Medizin
In den letzten Jahren sind die
Erkenntnisse über die Entstehung koronarer Syndrome
erheblich gestiegen. So konnte gezeigt werden, daß die
Fissur oder Ruptur atherosklerotischer Plaques unter
Bildung muraler oder okklusiver Thromben dafür
verantwortlich ist. Die Therapie der verschiedenen akuten
kardialen Syndrome, zu denen die instabile Angina
pectoris sowie Herzinfarkte gehören, ist ähnlich und
beinhaltet die intravenöse Gabe von Heparin, die Gabe
von ASS sowie eine antiischämische Medikation. Der
Unterschied besteht in der Gabe von Thrombolytika, die
nur bei einer ST-Strecken-Hebung eingesetzt werden.
Thrombin ist ein Schlüsselfaktor bei der
Entstehung akuter kardialer Syndrome. Es fördert die
Plättchenaggregation im Thrombus und katalysiert die
Stabilisierung des Fibringerinnsels. Heparin, das Mittel
der ersten Wahl, wirkt indirekt und benötigt
Antithrombin III als Cofaktor. Es wirkt nicht gegen.
Thrombin, das bereits im Fibringerinnsel gebunden ist.
Heparin kann durch den Plättchenfaktor 4 oder
Plasmaproteine inaktiviert werden, und sein Effekt
unterliegt individuellen Schwankungen, Es kann bei bis zu
15 Prozent der Patienten zu einer Thrombozytopenie
führen.
Der Prototyp eines direkten Thrombin-Inhibitors ist
Hirudin, ein aus 65 Aminosäuren bestehendes Peptid, das
in der Natur im Speichel des Blutegels vorkommt.
Mittlerweile ist es möglich, rekombinantes Hirudin in
größerer Menge herzustellen. In Pilotstudien erwies
sich die Wirksamkeit von Hirudin bei 4A Herzinfarkten und
instabiler Angina pectoris als vielversprechend, so daß
in der vorliegenden Studie versucht wurde, den Wert der
Hirudintherapie genauer abzuklären.
In einer multizentrischen Studie an 373 Kliniken
erhielten insgesamt 12.142 Patienten mit akutem
Koronarsyndrom 72 Stunden lang randomisiert entweder
Heparin oder Hirudin. Hirudin wurde mit initial 0,1 mg
pro kg Körpergewicht als Bolus und anschließend 0,1 mg
pro kg pro Stunde als Dauerinfusion gegeben. Als Hirudin
wurde die desulfatierte Form verwendet.
Heparin wurde initial in einer Bolusdosis von 5000 IE
gefolgt von einer Dauerinfusion von 1000 IE pro Stunde
appliziert. Die gesamte Applikationsdauer betrug in
beiden Gruppen 72 Stunden. Die ansonsten angewandten
Arzneistoffe unterschieden sich in beiden Gruppen nicht.
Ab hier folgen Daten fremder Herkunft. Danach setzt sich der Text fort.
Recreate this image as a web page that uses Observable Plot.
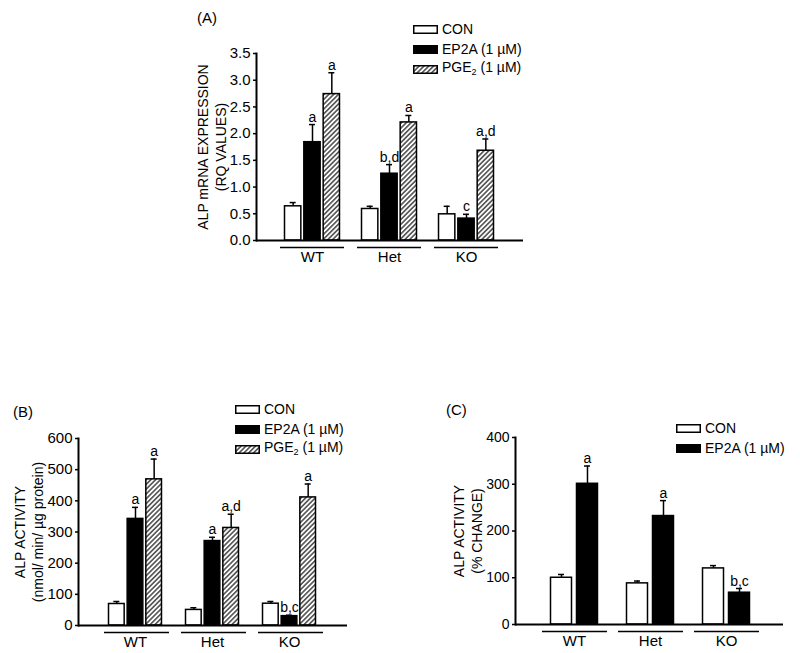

Die Patienten wurden nach Auftreten oder Fehlen von
ST-Strecken-Hebungen im Ausgangs-EKG eingeteilt, wobei
letzteres als Indikator für instabile Angina pectoris
oder Non-Q-Wave-Myokardinfarkt gilt.
Nach 24 Stunden war das Mortalitäts- oder infarktrisiko
in der Hirudingruppe signifikant niedriger als unter
Heparin (1,3 Prozent im Vergleich zu 2,1 Prozent). Die
primären Endpunkte Tod oder nichtletaler Myokardinfarkt
oder Reinfarkt traten innerhalb von 30 Tagen bei 9,8
Prozent der Patienten der Heparin- und bei 8,9 Prozent
der Patienten der Hirudingruppe ein.
Die hauptsächliche Wirkung von Hirudin betraf
Myokardinfarkt oder Reinfarkt und wurde nicht vom
ST-Strecken-Status beeinflußt. Es zeigten sich keine
signifikanten Unterschiede bei der Häufigkeit schwerer
oder lebensbedrohender Blutungskomplikationen; bei der
Hirudintherapie wurde jedoch eine größere Häufigkeit
geringgradiger Blutungen beobachtet (8,8 versus 7,7
Prozent).
Bei akuten Koronarsyndromen bietet also rekombinantes
Hirudin im Vergleich zu Heparin einen geringen Vorteil,
der vor allem aus einer Verminderung des Risikos
nichtletaler Myokardinfarkte resultiert. Der
therapeutische Effekt war in den ersten 24 Stunden am
deutlichsten verschwand aber im Lauf der Zeit. Der
geringe Vorteil zeigte sich bei allen akuten koronaren
Syndromen und war nicht mit einem größeren Risiko
schwerer Blutungskomplikationen verbunden.
Quelle: GUSTO IIb Investigators,
N. Engl. J. Med. 335 (1996) 775 - 82.